— BEGIN Data section —

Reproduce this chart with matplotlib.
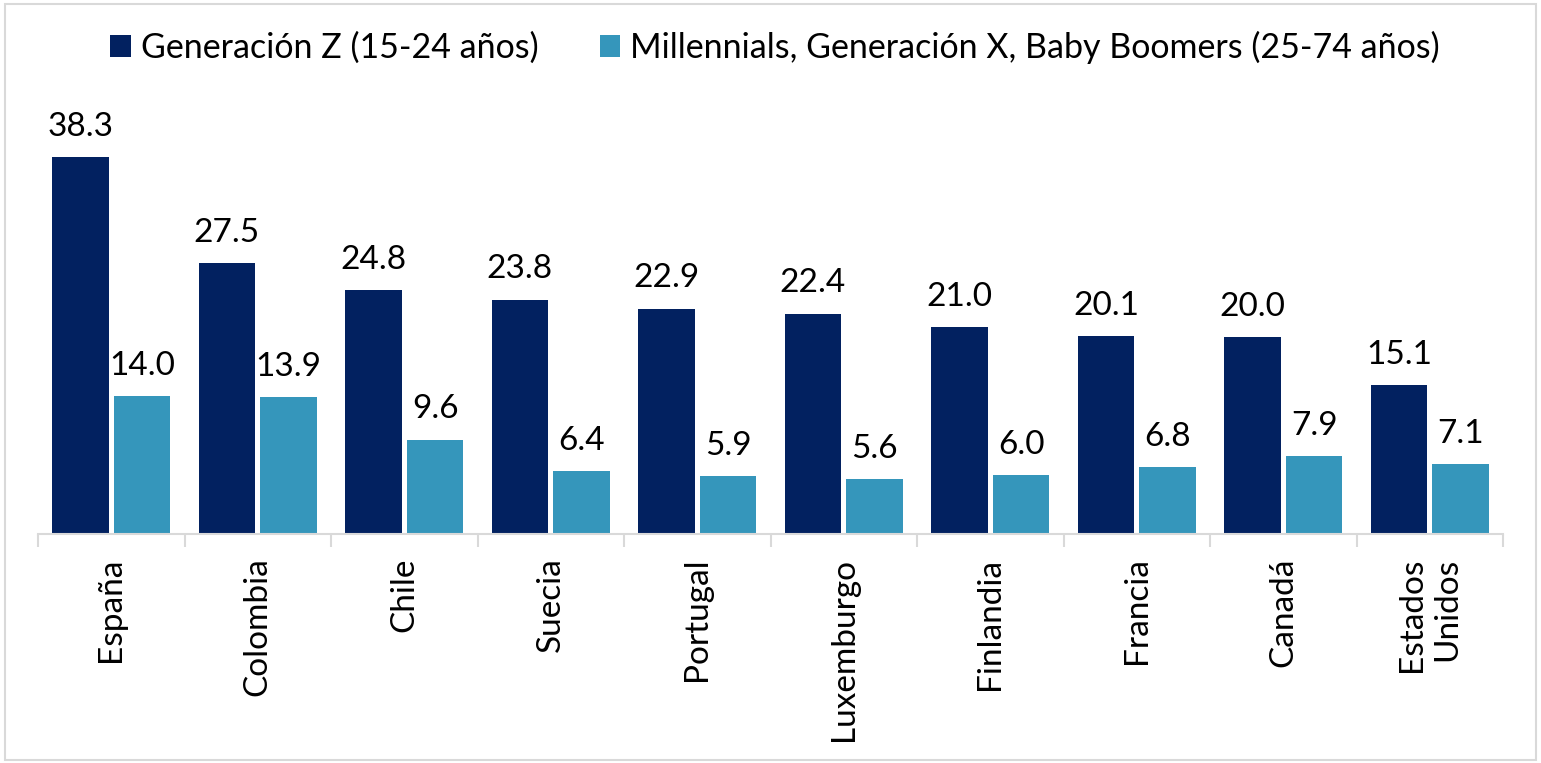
import numpy as np
import matplotlib.pyplot as plt
from matplotlib.patches import Rectangle

plt.rcParams['font.family'] = ['Lato', 'DejaVu Sans']

paises = ['España', 'Colombia', 'Chile', 'Suecia', 'Portugal', 'Luxemburgo',
          'Finlandia', 'Francia', 'Canadá', 'Estados\nUnidos']
gen_z = [38.3, 27.5, 24.8, 23.8, 22.9, 22.4, 21.0, 20.1, 20.0, 15.1]
resto = [14.0, 13.9, 9.6, 6.4, 5.9, 5.6, 6.0, 6.8, 7.9, 7.1]
series = ['Generación Z (15-24 años)',
          'Millennials, Generación X, Baby Boomers (25-74 años)']

c_dark = '#022160'
c_light = '#3596bb'
fs = 24

fig = plt.figure(figsize=(15.41, 7.63), dpi=100)
fig.patches.append(Rectangle((0.003, 0.004), 0.994, 0.991, transform=fig.transFigure,
                             fill=False, edgecolor='#d9d9d9', linewidth=1.5))
ax = fig.add_axes([38 / 1541, 1 - 534 / 763, 1465 / 1541, 439 / 763])

x = np.arange(len(paises))
w = 0.385
gap = 0.036
b1 = ax.bar(x - (w + gap) / 2, gen_z, w, color=c_dark, label=series[0])
b2 = ax.bar(x + (w + gap) / 2, resto, w, color=c_light, label=series[1])

for bars, vals in [(b1, gen_z), (b2, resto)]:
    for r, v in zip(bars, vals):
        ax.annotate(f'{v:.1f}', (r.get_x() + r.get_width() / 2, v),
                    xytext=(0, 11), textcoords='offset points',
                    ha='center', va='bottom', fontsize=fs)

ax.set_xlim(-0.5, len(paises) - 0.5)
ax.set_ylim(0, 44.6)
ax.set_yticks([])
for s in ['top', 'right', 'left']:
    ax.spines[s].set_visible(False)
ax.spines['bottom'].set_color('#d9d9d9')
ax.spines['bottom'].set_linewidth(1.5)

ax.set_xticks(x)
ax.set_xticklabels(paises, rotation=90, fontsize=fs, va='top', ha='center')
ax.tick_params(axis='x', which='major', length=0, pad=17)
ax.set_xticks(np.arange(len(paises) + 1) - 0.5, minor=True)
ax.tick_params(axis='x', which='minor', length=9, width=1.5, color='#d9d9d9')
for lab in ax.get_xticklabels():
    lab.set_multialignment('right')

fig.legend(loc='center', bbox_to_anchor=(0.503, 0.938), ncol=2, frameon=False,
           fontsize=24.5, handlelength=0.6, handleheight=0.6, handletextpad=0.3,
           columnspacing=1.8)

fig.savefig('out.png', dpi=100)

— END Data section —

Take every line containing the word "matplotlib" and copy it.

→ **The solution**:
Reproduce this chart with matplotlib.
import matplotlib.pyplot as plt
from matplotlib.patches import Rectangle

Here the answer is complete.